One more stopoff in Brazil for this summer - although it's really a stopoff in London, where Caetano Veloso (along with Gilberto Gil) was spending the early 70s in political exile. He was able to return home shortly after completing this album, and the homesickness is palpable in the lyrics, many of which are in English. I've always wondered if the Portuguese expletive of the album title was cheekily chosen by Veloso to rile the censorious establishment who'd booted him out of Brazil, or likely to fly over the heads of Anglophone audiences, or both.
The out-of-sorts ennui is never more succinctly expressed than in the album opener You Don't Know Me, which comes across like an MPB version of Neil Young's On The Beach title track. Veloso switches in and out of Portuguese as the emotion rises in the song. Nine Out Of Ten is even more evocative in time and place, with an echo of the same downer exile vibe coming later in It's A Long Way.

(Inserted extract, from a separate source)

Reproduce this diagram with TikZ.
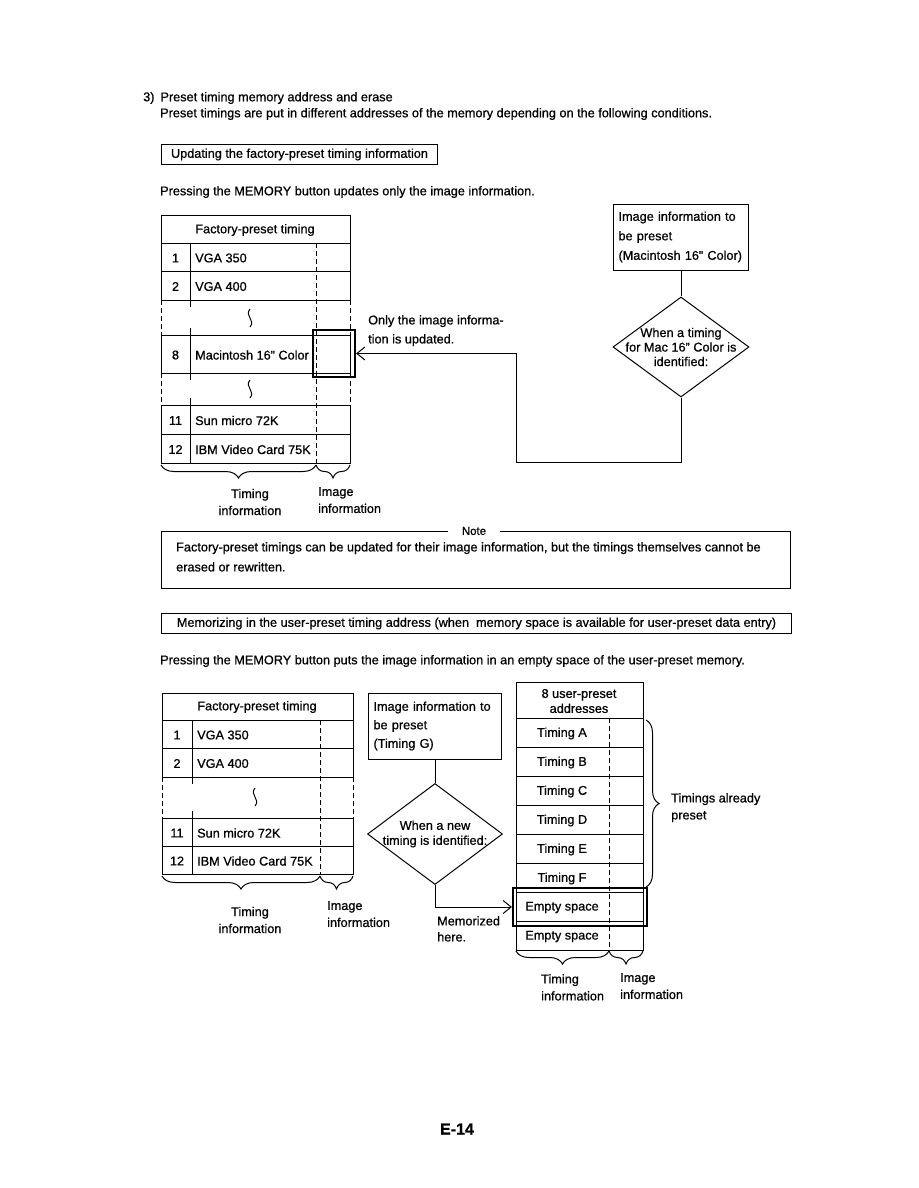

Veloso also roots the album in Brazilian authenticity, with an update of an old samba classic in Mora Na Filosofia, and also in the album's longest track. Over nine minutes, Triste Bahia takes a poem by 17th century poet Gregório de Matos and riffs on it with surreal non-sequiturs and even rooster crowing (if you ever wanted to know the Brazilian-Portugeuse equivalent of "cock a doodle doo", well, it's "cocorocô" - thanks to lyrictranslate.com for that gem). One of the definite highlights of a beautifully melancholic, sometimes warmly funny record.